Uno studioso del rock, il musicologo Paolo Prato, dava come intensità media del suono di un gruppo rock di fuoco la misura di 115 decibel, ricordando che in copertina di molti dischi è ingiunto di «far girare ad altissimo volume», perché il rock a basso volume cessa di essere tale, solo una forte intensità di decibel essendo in grado di penetrare nello stomaco e di galvanizzare la rana sbucciata. L’alto volume arriva nell’anima come una fialetta infranta fra i denti, di cianuro.

Il traffico automobilistico in normale scorrimento nelle città italiane tocca i 90, mi pare, ma sicuramente in punti come il largo Chigi o l’Argentina a Roma supera i 100, mentre il decollo di un jet – un vero godimento! – arriva ai 120. Decibel è termine demonologico: nel figurarselo in realtà umana si può pensare che sui 90 di tale unità acustica – un decimo di bel – siamo già entrati in «pre dolore acustico», e a questo punto l’inferno è dentro, il suo regno è stabilito.

Il decibel misura l’intensità di un rumore, non i danni che producono, nel sistema mentale e psichico, nella totalità dell’essere umano, le variazioni all’interno di un dato rumore; il traffico non è uniforme, c’è una molteplicità di stridori, a Roma e a Milano le sirene non cessano un momento, le cariche di clacson straziano come foreste di punte avvelenate, e nelle discoteche alla micidiale aggressione del suono si aggiunge la violenza visiva delle luci psichedeliche, paralizzatrici e distruttrici della coscienza in congiunzione spietata.
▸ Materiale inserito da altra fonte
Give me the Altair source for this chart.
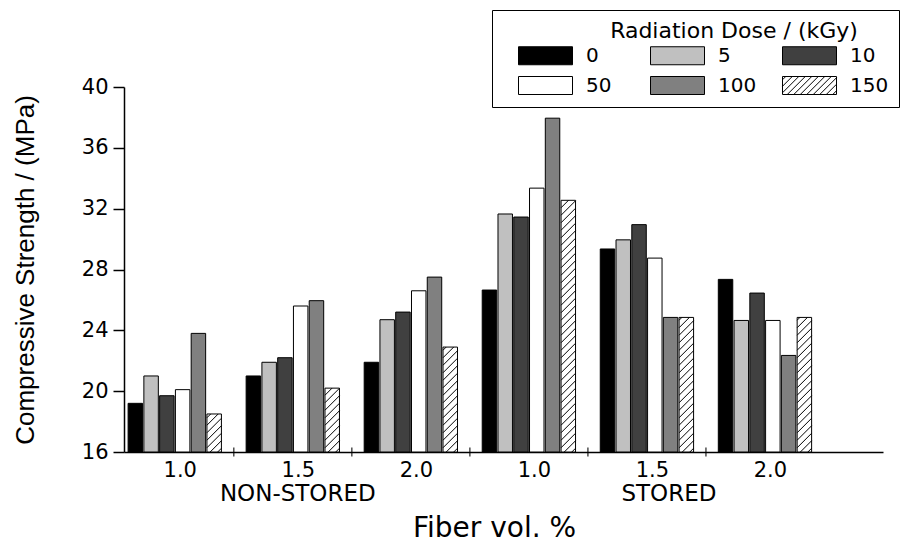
import json
import altair as alt
import pandas as pd

# ---------------- data ----------------
doses = ["0", "5", "10", "50", "100", "150"]
dose_colors = ["#000000", "#c0c0c0", "#404040", "#ffffff", "#808080", "#ffffff"]
fiber_labels = ["1.0", "1.5", "2.0", "1.0", "1.5", "2.0"]
storage_names = ["NON-STORED", "STORED"]
legend_title = "Radiation Dose / (kGy)"

ns_10 = [19.2, 21.0, 19.7, 20.1, 23.8, 18.5]
ns_15 = [21.0, 21.9, 22.2, 25.6, 25.95, 20.2]
ns_20 = [21.9, 24.7, 25.2, 26.6, 27.5, 22.9]
st_10 = [26.65, 31.65, 31.45, 33.35, 37.95, 32.55]
st_15 = [29.35, 29.95, 30.95, 28.75, 24.85, 24.85]
st_20 = [27.35, 24.65, 26.45, 24.65, 22.35, 24.85]
groups = [ns_10, ns_15, ns_20, st_10, st_15, st_20]

y_ticks = list(range(16, 41, 2))

# ---------------- layout ----------------
W, H = 759, 365
X_MIN, X_MAX = 0.57, 7.0
Y_MIN, Y_MAX = 16, 40
PITCH = 0.1336
HALF = 0.0613
SX = W / (X_MAX - X_MIN)
SY = H / (Y_MAX - Y_MIN)
HATCH = 7.5

rows = []
hatch = []
for gi, vals in enumerate(groups):
    g = gi + 1
    for i, (d, v) in enumerate(zip(doses, vals)):
        c = g + (i - 2.5) * PITCH
        x0, x1 = c - HALF, c + HALF
        rows.append({"dose": d, "value": v, "x0": x0, "x1": x1, "base": Y_MIN})
        if d == "150":
            w = (x1 - x0) * SX
            h = (v - Y_MIN) * SY
            k = -w + HATCH / 2
            while k < h:
                a = max(0.0, -k)
                b = min(w, h - k)
                if b > a:
                    hatch.append({
                        "hx0": x0 + a / SX, "hx1": x0 + b / SX,
                        "hy0": Y_MIN + (a + k) / SY, "hy1": Y_MIN + (b + k) / SY,
                    })
                k += HATCH
bar_df = pd.DataFrame(rows)
hatch_df = pd.DataFrame(hatch)
sep_df = pd.DataFrame({"bx": [g + 0.5 for g in range(1, len(groups))], "by": Y_MIN})

# legend symbols (unit box: x -1.5..1.5, y -0.5..0.5; the leading moveTo only widens the bounds)
rect_path = "M-2.4,0M-1.5,-0.5H1.5V0.5H-1.5Z"
step = 6.5 / 18
segs = []
cc = -2.0 + step / 2
while cc < 2.0:
    a = max(-1.5, cc - 0.5)
    b = min(1.5, cc + 0.5)
    if b > a:
        segs.append(f"M{a:.4f},{cc - a:.4f}L{b:.4f},{cc - b:.4f}")
    cc += step
hatch_path = rect_path + "".join(segs)

FONT = "DejaVu Sans"
TITLE = "Fiber vol. %"
YTITLE = "Compressive Strength / (MPa)"

xscale = alt.Scale(domain=[X_MIN, X_MAX], nice=False, zero=False)
yscale = alt.Scale(domain=[Y_MIN, Y_MAX], nice=False, zero=False)

xaxis = alt.Axis(
    values=list(range(1, len(groups) + 1)),
    labelExpr=f"{json.dumps(fiber_labels)}[datum.value - 1]",
    ticks=False, tickSize=0, grid=False,
    domainColor="black", domainWidth=1.5,
    labelFont=FONT, labelFontSize=21, labelColor="black",
    labelBaseline="alphabetic", labelPadding=24, labelOffset=5,
    title=TITLE, titleFont=FONT, titleFontSize=28, titleFontWeight="normal",
    titleColor="black", titleX=370, titleY=84, titleAlign="center",
    titleBaseline="alphabetic", titleAnchor="start",
)
yaxis = alt.Axis(
    values=y_ticks,
    labelExpr="datum.value % 4 === 0 ? datum.label : ''",
    tickSize={"condition": {"test": "datum.value % 4 === 0", "value": 11}, "value": 6},
    tickColor="black", tickWidth=1.5, grid=False,
    domainColor="black", domainWidth=1.5,
    labelFont=FONT, labelFontSize=21, labelColor="black", labelPadding=5,
    title=YTITLE, titleFont="Liberation Sans", titleFontSize=26,
    titleFontWeight="normal", titleColor="black", titleAngle=270,
    titleX=-91, titleY=H / 2, titleAlign="center", titleBaseline="alphabetic",
    titleAnchor="start",
)

legend = alt.Legend(
    title=" ", orient="none", legendX=368, legendY=-77, direction="horizontal",
    columns=3, gridAlign="all", columnPadding=7, rowPadding=-4,
    symbolType={"expr": f"datum.value === '150' ? '{hatch_path}' : '{rect_path}'"},
    symbolSize=1296, symbolStrokeColor="black", symbolOffset=25,
    symbolStrokeWidth=1, symbolOpacity=1,
    labelFont=FONT, labelFontSize=20, labelColor="black", labelOffset=22,
    titleFont=FONT, titleFontSize=17, titleFontWeight="normal", titleColor="black",
    titlePadding=0,
    strokeColor="black", padding=10,
)

bars = alt.Chart(bar_df).mark_bar(stroke="black", strokeWidth=1, opacity=1).encode(
    x=alt.X("x0:Q", scale=xscale, axis=xaxis, title=TITLE),
    x2="x1",
    y=alt.Y("value:Q", scale=yscale, axis=yaxis, title=YTITLE),
    y2="base",
    color=alt.Color("dose:N", scale=alt.Scale(domain=doses, range=dose_colors), legend=legend),
)

hatch_layer = alt.Chart(hatch_df).mark_rule(color="black", strokeWidth=1).encode(
    x=alt.X("hx0:Q", title=TITLE), x2="hx1",
    y=alt.Y("hy0:Q", title=YTITLE), y2="hy1",
)

sep_layer = alt.Chart(sep_df).mark_tick(color="black", thickness=1.5, size=9, orient="vertical").encode(
    x=alt.X("bx:Q", title=TITLE),
    y=alt.Y("by:Q", title=YTITLE),
)

name1 = alt.Chart(pd.DataFrame({"name": [storage_names[0]], "gx": [2]})).mark_text(
    font=FONT, fontSize=23, color="black", baseline="alphabetic", align="center", dx=5
).encode(x=alt.X("gx:Q", title=TITLE), y=alt.value(H + 49), text="name:N")
name2 = alt.Chart(pd.DataFrame({"name": [storage_names[1]], "gx": [5]})).mark_text(
    font=FONT, fontSize=23, color="black", baseline="alphabetic", align="center", dx=22
).encode(x=alt.X("gx:Q", title=TITLE), y=alt.value(H + 49), text="name:N")

leg_title = alt.Chart(pd.DataFrame({"t": [legend_title]})).mark_text(
    font=FONT, fontSize=22, color="black", baseline="alphabetic", align="center"
).encode(x=alt.value(610), y=alt.value(-49), text="t:N")

chart = alt.layer(bars, hatch_layer, sep_layer, name1, name2, leg_title).properties(
    width=W, height=H,
    autosize=alt.AutoSizeParams(type="none"),
    padding={"left": 116, "top": 79, "right": 29, "bottom": 92},
    background="white",
).configure_view(stroke=None)

chart.save("out.html", embed_options={"renderer": "svg", "actions": False})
Dai 90 ai 100 decibel della strada, il ragazzo, la coppia in cerca di «divertimento» (gli danno tuttora questo nome) passa dunque ai 115 – più luci d’inferno, droga, alcool e fumo – della discoteca. Ma certi gruppi di metal, il rock pesante, hanno già toccato e oltrepassato i 120 (come il gruppo di Bruce Dickinson al Palatrussardi di Milano e in altre città italiane, novembre 1990).
Rumore è morte. Per questo è idolo e ha culto.
Morte è rumore. Finita anche la favola della morte che viene silenziosa. La morte viene rumorosa. È il culmine della prigionia del Verbo nel mondo.